The AP reported on Sunday that the State Department had its unclassified system compromised. The news follows the breach of three other government entities' systems.
The AP reported on Sunday that the State Department had its unclassified system compromised. The news follows the breach of three other government entities' systems.

First it was the White House. Then the United States Postal Service (USPS). Two days later it was the National Oceanic and Atmospheric Association (NOAA). And now, the State Department.

The Associated Press reported on Sunday that the State Department detected “activity of concern” lurking in its systems since October, around the same time as the White House computer network breach.The two incidents appear to be tied, Jeff Rathke, State Department spokesman, told the AP in a Monday report. This recent attack is said to have not affected any State Department classified systems.

However, Rathke did say the attack impacted unclassified email systems. Although officials said they initially took the department's email system down for regularly scheduled patching, the State Department ended up needing to make more significant and comprehensive updates than those scheduled because of the attack. The email system was still down on Monday.

Multiple researchers have seen these attacks as evidence of foreign governments attempting to poke around U.S. networks to see what information is readily available.

“It seems likely that they are trying to see if they can penetrate government systems to gain access to classified networks,” Eric Cowperthwaite, vice president, Advanced Security & Strategy, Core Security, said in an email correspondence with SCMagazine.com. “(They could also be) conducting general surveillance and gaining intelligence on the security capability of our systems.”

Chinese government hackers were suspected in the USPS incident, as well as in the NOAA website hacks, according to reports. The breach at the White House was attributed to Russian hackers. However, no ties have been linked to attackers in this incident.

In an email correspondence with SCMagazine.com, Tom Cross, security research director, Lancope, explained that the response to these attacks carries as much weight as the attack itself.

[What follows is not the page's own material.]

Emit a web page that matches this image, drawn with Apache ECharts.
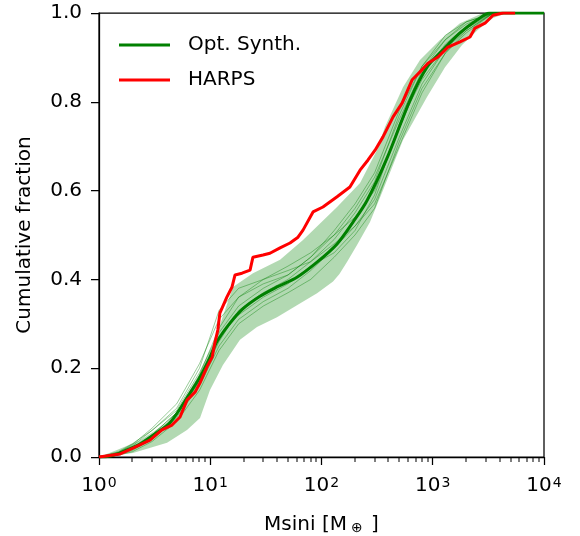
<!DOCTYPE html>
<html><head><meta charset="utf-8">
<script src="https://cdn.jsdelivr.net/npm/echarts@6/dist/echarts.min.js"></script>
<style>html,body{margin:0;padding:0;background:#fff}#c{width:580px;height:536px}</style>
</head><body><div id="c"></div>
<script>
// HARPS cumulative fraction [Msini (M_earth), fraction]
const harps = [[1,0],[1.55,0.007],[2.02,0.02],[2.87,0.038],[3.68,0.061],[4.53,0.072],[5.35,0.09],[6.18,0.128],[7.29,0.146],[8.09,0.167],[9.35,0.203],[10.4,0.225],[11.0,0.257],[11.7,0.286],[12.2,0.324],[14.1,0.36],[15.7,0.383],[16.7,0.41],[19.3,0.414],[22.8,0.421],[24.2,0.45],[29.8,0.455],[34.4,0.459],[42.4,0.471],[52.1,0.482],[61.5,0.495],[68.2,0.511],[83.9,0.552],[103,0.563],[138,0.586],[180,0.608],[222,0.646],[262,0.669],[303,0.691],[357,0.721],[440,0.766],[530,0.797],[651,0.849],[800,0.872],[906,0.887],[1115,0.901],[1371,0.923],[1758,0.935],[2163,0.946],[2399,0.966],[2951,0.977],[3481,0.995],[4280,1],[5500,1]];
// Opt. Synth. mean curve
const synthMean = [[1,0],[1.26,0.002],[1.71,0.014],[2.34,0.029],[3.19,0.052],[4.35,0.077],[6.58,0.144],[8.09,0.18],[9.95,0.225],[11.5,0.26],[15.1,0.302],[19.7,0.334],[28.0,0.362],[39.8,0.383],[60.2,0.405],[91.2,0.439],[138,0.48],[192,0.529],[256,0.577],[388,0.673],[625,0.804],[888,0.878],[1236,0.917],[1758,0.955],[2500,0.984],[3270,1],[10000,1]];
// band upper / lower bounds
const bandUpper = [[1,0],[1.45,0.016],[2.34,0.038],[4.09,0.077],[6.18,0.128],[8.09,0.189],[10.6,0.252],[16.0,0.383],[24.2,0.414],[42.4,0.444],[68.2,0.489],[138,0.563],[222,0.617],[315,0.691],[372,0.743],[540,0.833],[768,0.894],[1161,0.939],[1758,0.977],[2830,1],[10000,1]];
const bandLower = [[1,0],[2.02,0.009],[4.09,0.032],[6.18,0.061],[8.09,0.088],[9.95,0.151],[13.0,0.207],[18.5,0.264],[26.3,0.293],[39.8,0.315],[60.2,0.342],[91.2,0.369],[127,0.395],[145,0.412],[170,0.44],[208,0.477],[273,0.529],[357,0.601],[540,0.714],[888,0.811],[1289,0.878],[1833,0.928],[2552,0.962],[3481,0.989],[4649,1],[10000,1]];
// individual synthetic populations (thin lines), sampled at these masses
const thinMass = [1,1.5,2,3,5,8,12,18,30,50,80,130,200,300,500,800,1300,2000,3500,10000];
const thin1 = [0,0.01,0.028,0.065,0.12,0.21,0.31,0.36,0.39,0.41,0.45,0.50,0.56,0.63,0.76,0.87,0.94,0.98,1,1];
const thin2 = [0,0.005,0.015,0.04,0.09,0.16,0.25,0.31,0.35,0.38,0.42,0.47,0.52,0.58,0.72,0.84,0.92,0.96,1,1];
const thin3 = [0,0.01,0.025,0.06,0.11,0.2,0.33,0.38,0.40,0.42,0.44,0.49,0.55,0.62,0.77,0.88,0.95,0.98,1,1];
const thin4 = [0,0.006,0.02,0.045,0.095,0.17,0.26,0.33,0.37,0.40,0.44,0.48,0.52,0.57,0.70,0.82,0.91,0.96,1,1];
const thin5 = [0,0.012,0.03,0.06,0.105,0.19,0.28,0.34,0.38,0.41,0.45,0.51,0.57,0.64,0.78,0.88,0.94,0.975,1,1];
const thin6 = [0,0.004,0.012,0.035,0.08,0.15,0.24,0.30,0.34,0.37,0.40,0.45,0.50,0.56,0.71,0.83,0.91,0.955,1,1];
const thin7 = [0,0.008,0.022,0.05,0.1,0.185,0.29,0.36,0.40,0.43,0.46,0.50,0.54,0.60,0.74,0.86,0.93,0.97,1,1];
const thin8 = [0,0.007,0.018,0.05,0.1,0.175,0.27,0.32,0.36,0.39,0.43,0.46,0.51,0.59,0.75,0.85,0.92,0.965,1,1];
const yTicks = [0,0.2,0.4,0.6,0.8,1.0];
const minorTickValues = [2,3,4,5,6,7,8,9,20,30,40,50,60,70,80,90,200,300,400,500,600,700,800,900,2000,3000,4000,5000,6000,7000,8000,9000];

const FONT = 'DejaVu Sans';
const thinLines = [thin1,thin2,thin3,thin4,thin5,thin6,thin7,thin8].map((arr,i)=>({
  type:'line', name:'thin'+i, data: thinMass.map((m,j)=>[m,arr[j]]),
  showSymbol:false, symbol:'none', silent:true, z:3,
  lineStyle:{color:'rgba(0,128,0,0.4)', width:1}
}));

const chart = echarts.init(document.getElementById('c'), null, {renderer:'canvas'});
chart.setOption({
  animation:false,
  backgroundColor:'#fff',
  textStyle:{fontFamily:FONT},
  grid:{left:99, top:13, right:36, bottom:79, outerBoundsMode:'none', show:true, borderColor:'#000', borderWidth:1.25, backgroundColor:'transparent'},
  legend:{
    orient:'vertical', left:119, top:35, padding:0, itemWidth:51, itemHeight:3, itemGap:15,
    data:[{name:'Opt. Synth.', icon:'rect'},{name:'HARPS', icon:'rect'}],
    textStyle:{fontFamily:FONT, fontSize:20, color:'#000', lineHeight:20, padding:[0,0,0,13]}
  },
  xAxis:{
    type:'log', logBase:10, min:1, max:10000,
    splitLine:{show:false},
    axisLine:{show:true, lineStyle:{color:'#000', width:1.25}},
    axisTick:{show:true, inside:false, length:8, lineStyle:{color:'#000', width:1.25}},
    axisLabel:{
      margin:19, color:'#000',
      formatter: v => '{b|10}{s|' + Math.round(Math.log10(v)) + '}',
      rich:{
        b:{fontFamily:FONT, fontSize:20, lineHeight:20, verticalAlign:'bottom', color:'#000'},
        s:{fontFamily:FONT, fontSize:14, lineHeight:14, verticalAlign:'top', padding:[0,0,12,1], color:'#000'}
      }
    },
    name:'{a|Msini [M}{sub|⊕}{a| ]}', nameLocation:'middle', nameGap:45,
    nameTextStyle:{
      rich:{
        a:{fontFamily:FONT, fontSize:20, lineHeight:20, verticalAlign:'top', color:'#000'},
        sub:{fontFamily:FONT, fontSize:14, lineHeight:14, verticalAlign:'bottom', padding:[14,2,0,4], color:'#000'}
      }
    }
  },
  yAxis:{
    type:'value', min:0, max:1, interval:0.2,
    splitLine:{show:false},
    axisLine:{show:true, lineStyle:{color:'#000', width:1.25}},
    axisTick:{show:true, inside:false, length:8, lineStyle:{color:'#000', width:1.25}},
    axisLabel:{margin:17, color:'#000', fontFamily:FONT, fontSize:20, formatter:v=>v.toFixed(1)},
    name:'Cumulative fraction', nameLocation:'middle', nameGap:64,
    nameTextStyle:{fontFamily:FONT, fontSize:20, color:'#000'}
  },
  series:[
    {
      type:'custom', name:'band', silent:true, z:2, clip:true,
      data:[[1,0]],
      renderItem:(params, api)=>{
        const pts = bandUpper.map(p=>api.coord(p)).concat(bandLower.slice().reverse().map(p=>api.coord(p)));
        return {type:'polygon', shape:{points:pts}, style:{fill:'rgba(0,128,0,0.3)', stroke:'none'}};
      }
    },
    ...thinLines,
    {
      type:'line', name:'Opt. Synth.', data:synthMean, showSymbol:false, symbol:'none', smooth:0.3, z:5,
      lineStyle:{color:'#008000', width:3}, itemStyle:{color:'#008000'}
    },
    {
      type:'line', name:'HARPS', data:harps, showSymbol:false, symbol:'none', z:6,
      lineStyle:{color:'#ff0000', width:3}, itemStyle:{color:'#ff0000'}
    }
  ]
});
// minor ticks of the log axis, placed through the axis scale
const minorEls = minorTickValues.map(v=>{
  const p = chart.convertToPixel('grid', [v, 0]);
  return {type:'rect', silent:true, z:100, shape:{x:Math.round(p[0])-0.5, y:p[1], width:1, height:5}, style:{fill:'#000'}};
});
chart.setOption({graphic:minorEls});
</script></body></html>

“These agencies know what they are doing; they know the threats that are out there and what it takes to defend against them and in spite of how well prepared they are, the attackers are still getting in,” he said. “The bottom line is that an organization's ability to investigate and respond when breaches like this occur is just as important as that organization's ability to prevent attacks from occurring, because on the internet today, incidents like this are inevitable.”